La Michna dans Yoma mentionne la maison d'Avtinas parmi celles qui doivent être désapprouvées pour leur conduite, mais le Talmud relate que les choses n'en sont pas restées là. Les rabbins ont demandé à cette famille pourquoi elle ne voulait pas enseigner son art à d'autres, et ils ont répondu : " Nos pères ont su que le Temple allait être détruit, et ils craignaient que des gens malhonnêtes puissent obtenir la formule et confectionner cet encens à des fins idolâtres. " Il est ainsi apparu que les motivations d'Avtinas n'étaient pas vénales - encore que leur talent les ait certainement enrichis - mais que cette famille voulait préserver l'encens sacré de D.ieu des risques de souillure par les païens.
C'est cependant pour une tout autre raison que les rabbins l'ont vantée :
" Aucune jeune fille de leur famille n'a jamais utilisé de parfum, et quand ils épousaient des femmes issues d'autres familles, ils stipulaient qu'aucun parfum ne serait employé, et ce afin que personne ne les soupçonne d'utiliser leur art à des fins personnelles. "

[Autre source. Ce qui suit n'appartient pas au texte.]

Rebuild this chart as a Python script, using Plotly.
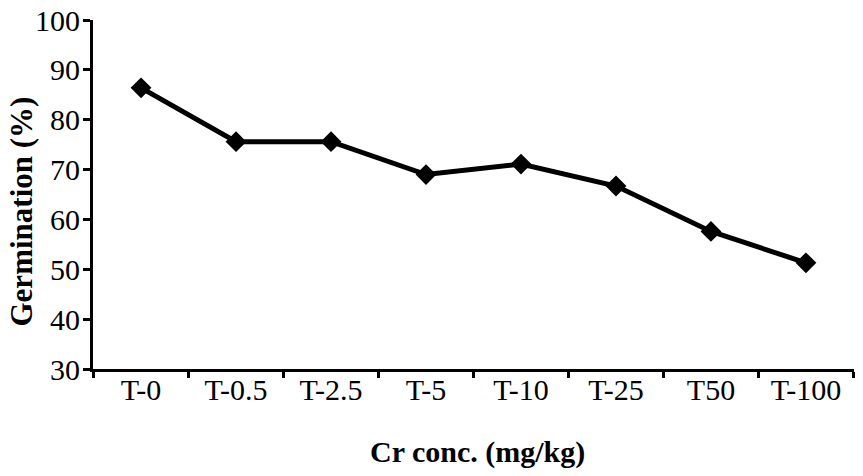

Il n'est pas invraisemblable que cette intégrité morale manifestée par Avtinas ait convaincu les rabbins que leur motif premier, en protégeant la formule, était juste et sincère. Le Tiféreth Yisrael explique qu'ils n'ont finalement pas été désapprouvés, et que la critique exprimée dans la Michna s'est adressée à d'autres gens qui avaient protégé leur savoir pour des raisons égoïstes.
LE DANGER DE CERTAINES DECOUVERTES
La famille Avtinas, tout comme Alfred Nobel, a affronté l'épreuve consistant à posséder un savoir puissant qui pouvait être utilisé tant au bénéfice de l'humanité qu'à des fins pernicieuses. Avtinas s'est accroché obstinément à son secret, tandis que Nobel a choisi de vendre l'ensemble de ses inventions. Mais tandis que la famille Avtinas garde une place enviable dans l'histoire pour avoir protégé l'encens alors qu'il risquait d'être offert aux divinités païennes, le nom de Nobel n'est pas seulement associé aux prix célèbres qu'il a institués, mais aussi aux carnages humains les plus affreux qui ont marqué le vingtième siècle.
La leçon que nous pouvons en tirer est qu'il faut prendre grandement soin des nouvelles inventions lorsqu'elles peuvent servir au mal autant qu'au bien, et que la science doit veiller attentivement aux inquiétudes d'ordre éthique que soulève chaque pas vers l'avenir.
Avec le développement d'innovations aussi considérables que le clonage, nous devons nous montrer aussi vigilants que la maison d'Avtinas avant de permettre que de telles connaissances puissent sortir des laboratoires pour aboutir dans les mains de tout un chacun.